**The task**
Below are entries; tally how many lines hold the string "this" and answer with only that figure.
** begin Excerpted records **
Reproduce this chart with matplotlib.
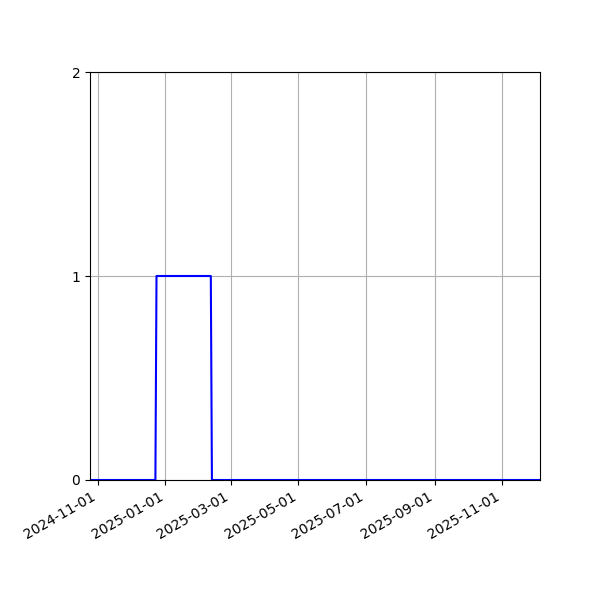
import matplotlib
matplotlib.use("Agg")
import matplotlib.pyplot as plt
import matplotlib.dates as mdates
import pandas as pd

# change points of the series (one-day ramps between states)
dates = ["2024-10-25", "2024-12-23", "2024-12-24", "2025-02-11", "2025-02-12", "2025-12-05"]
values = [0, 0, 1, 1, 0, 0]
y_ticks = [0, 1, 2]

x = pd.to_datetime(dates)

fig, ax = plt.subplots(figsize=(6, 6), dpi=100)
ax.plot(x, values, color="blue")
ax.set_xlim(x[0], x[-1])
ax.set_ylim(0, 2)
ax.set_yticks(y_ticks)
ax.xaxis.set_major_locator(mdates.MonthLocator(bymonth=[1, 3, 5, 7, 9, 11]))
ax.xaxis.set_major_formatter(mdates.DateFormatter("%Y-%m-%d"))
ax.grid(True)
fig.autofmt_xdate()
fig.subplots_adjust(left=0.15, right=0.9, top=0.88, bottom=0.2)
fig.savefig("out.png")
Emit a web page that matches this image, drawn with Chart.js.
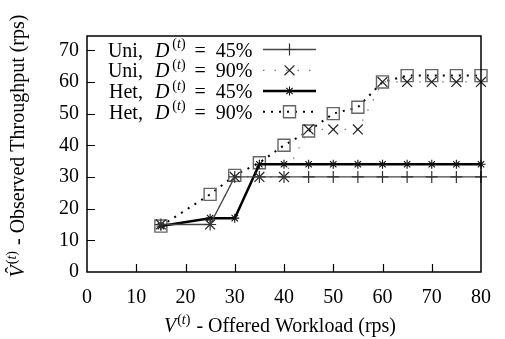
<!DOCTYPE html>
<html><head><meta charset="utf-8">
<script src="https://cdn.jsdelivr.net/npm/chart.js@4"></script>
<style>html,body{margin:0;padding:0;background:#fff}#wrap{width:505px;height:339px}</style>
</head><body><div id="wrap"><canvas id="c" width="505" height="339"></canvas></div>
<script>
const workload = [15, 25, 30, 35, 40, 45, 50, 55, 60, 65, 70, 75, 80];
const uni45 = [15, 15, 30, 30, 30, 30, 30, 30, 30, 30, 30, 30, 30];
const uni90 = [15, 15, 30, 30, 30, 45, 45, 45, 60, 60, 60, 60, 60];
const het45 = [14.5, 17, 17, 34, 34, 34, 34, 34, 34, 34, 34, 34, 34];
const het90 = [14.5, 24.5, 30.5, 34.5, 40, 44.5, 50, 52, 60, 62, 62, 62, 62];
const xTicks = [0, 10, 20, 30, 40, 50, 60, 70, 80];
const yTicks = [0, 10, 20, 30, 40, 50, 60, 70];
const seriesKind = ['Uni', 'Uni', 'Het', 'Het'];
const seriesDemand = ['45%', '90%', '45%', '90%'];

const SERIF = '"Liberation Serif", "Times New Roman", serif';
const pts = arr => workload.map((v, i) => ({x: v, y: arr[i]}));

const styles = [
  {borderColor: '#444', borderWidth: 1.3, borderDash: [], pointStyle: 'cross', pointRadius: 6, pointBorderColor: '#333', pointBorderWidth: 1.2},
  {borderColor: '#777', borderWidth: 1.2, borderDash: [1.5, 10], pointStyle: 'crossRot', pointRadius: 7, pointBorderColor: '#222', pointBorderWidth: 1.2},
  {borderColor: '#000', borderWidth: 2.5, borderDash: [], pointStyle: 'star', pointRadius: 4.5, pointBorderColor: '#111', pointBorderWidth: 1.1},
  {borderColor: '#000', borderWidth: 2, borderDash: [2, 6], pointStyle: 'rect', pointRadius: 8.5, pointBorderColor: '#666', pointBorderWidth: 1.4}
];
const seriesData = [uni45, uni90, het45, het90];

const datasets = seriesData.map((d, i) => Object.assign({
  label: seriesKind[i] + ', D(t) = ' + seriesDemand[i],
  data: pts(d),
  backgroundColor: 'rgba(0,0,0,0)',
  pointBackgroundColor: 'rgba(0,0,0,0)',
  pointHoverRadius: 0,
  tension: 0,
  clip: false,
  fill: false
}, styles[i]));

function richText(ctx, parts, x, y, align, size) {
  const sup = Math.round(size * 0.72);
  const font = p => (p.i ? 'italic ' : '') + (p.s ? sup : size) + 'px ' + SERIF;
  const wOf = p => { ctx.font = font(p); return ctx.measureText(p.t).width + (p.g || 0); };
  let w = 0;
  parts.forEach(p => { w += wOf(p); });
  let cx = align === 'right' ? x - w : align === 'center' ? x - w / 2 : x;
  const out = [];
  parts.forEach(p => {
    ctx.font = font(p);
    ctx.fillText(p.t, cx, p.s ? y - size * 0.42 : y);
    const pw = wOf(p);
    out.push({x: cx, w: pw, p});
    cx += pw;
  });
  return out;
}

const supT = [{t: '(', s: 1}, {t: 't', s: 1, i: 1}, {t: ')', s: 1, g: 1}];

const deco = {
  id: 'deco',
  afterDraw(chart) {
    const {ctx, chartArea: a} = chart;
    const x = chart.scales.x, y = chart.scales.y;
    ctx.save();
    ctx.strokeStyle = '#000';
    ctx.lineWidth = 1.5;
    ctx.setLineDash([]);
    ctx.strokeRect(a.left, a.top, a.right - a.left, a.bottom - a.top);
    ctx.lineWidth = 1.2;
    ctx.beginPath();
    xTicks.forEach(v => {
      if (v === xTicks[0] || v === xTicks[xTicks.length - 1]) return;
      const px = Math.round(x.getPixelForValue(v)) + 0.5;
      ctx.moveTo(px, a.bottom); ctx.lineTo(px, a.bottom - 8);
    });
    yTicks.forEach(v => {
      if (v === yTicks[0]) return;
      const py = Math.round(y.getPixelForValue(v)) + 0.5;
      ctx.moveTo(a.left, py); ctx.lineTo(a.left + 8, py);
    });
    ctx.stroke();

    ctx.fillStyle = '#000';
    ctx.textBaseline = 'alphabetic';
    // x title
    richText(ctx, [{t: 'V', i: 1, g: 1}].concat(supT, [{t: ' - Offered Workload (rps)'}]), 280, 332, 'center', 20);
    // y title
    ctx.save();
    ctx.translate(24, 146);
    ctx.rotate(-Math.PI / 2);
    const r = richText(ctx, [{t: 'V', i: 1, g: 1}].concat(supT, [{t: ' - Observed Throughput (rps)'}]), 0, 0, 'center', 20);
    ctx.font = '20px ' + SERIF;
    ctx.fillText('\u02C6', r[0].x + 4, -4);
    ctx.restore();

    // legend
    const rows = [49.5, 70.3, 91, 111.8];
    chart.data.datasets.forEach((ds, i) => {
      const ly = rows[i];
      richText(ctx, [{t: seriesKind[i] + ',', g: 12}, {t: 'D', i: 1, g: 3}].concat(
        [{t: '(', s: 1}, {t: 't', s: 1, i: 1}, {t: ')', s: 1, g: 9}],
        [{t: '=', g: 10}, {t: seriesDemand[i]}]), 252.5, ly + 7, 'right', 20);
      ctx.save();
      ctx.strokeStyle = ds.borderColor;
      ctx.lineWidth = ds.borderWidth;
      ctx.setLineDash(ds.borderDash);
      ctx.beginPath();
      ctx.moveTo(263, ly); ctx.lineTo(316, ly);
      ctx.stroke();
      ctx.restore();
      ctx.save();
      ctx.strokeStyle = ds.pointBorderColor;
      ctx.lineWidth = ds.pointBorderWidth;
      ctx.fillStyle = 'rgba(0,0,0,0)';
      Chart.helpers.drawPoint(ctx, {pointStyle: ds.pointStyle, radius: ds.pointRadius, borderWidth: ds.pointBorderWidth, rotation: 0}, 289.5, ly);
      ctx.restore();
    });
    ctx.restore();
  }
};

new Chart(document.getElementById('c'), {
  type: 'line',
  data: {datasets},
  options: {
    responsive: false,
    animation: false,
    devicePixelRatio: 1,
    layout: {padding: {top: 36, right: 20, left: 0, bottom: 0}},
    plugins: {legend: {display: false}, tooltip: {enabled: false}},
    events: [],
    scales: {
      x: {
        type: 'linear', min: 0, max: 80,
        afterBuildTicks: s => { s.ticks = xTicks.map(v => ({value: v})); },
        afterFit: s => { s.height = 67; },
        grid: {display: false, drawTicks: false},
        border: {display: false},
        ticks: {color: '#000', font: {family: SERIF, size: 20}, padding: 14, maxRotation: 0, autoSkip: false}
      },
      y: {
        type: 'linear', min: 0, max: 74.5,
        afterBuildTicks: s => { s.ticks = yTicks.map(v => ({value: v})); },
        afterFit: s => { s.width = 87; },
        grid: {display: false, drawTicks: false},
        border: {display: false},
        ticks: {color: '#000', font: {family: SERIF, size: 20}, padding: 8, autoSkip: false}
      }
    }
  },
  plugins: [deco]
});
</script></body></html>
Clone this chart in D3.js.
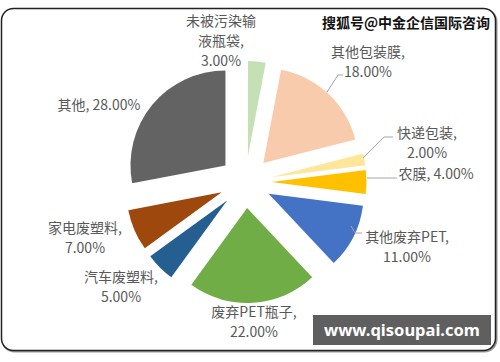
** end Excerpted records **
**Written response**
3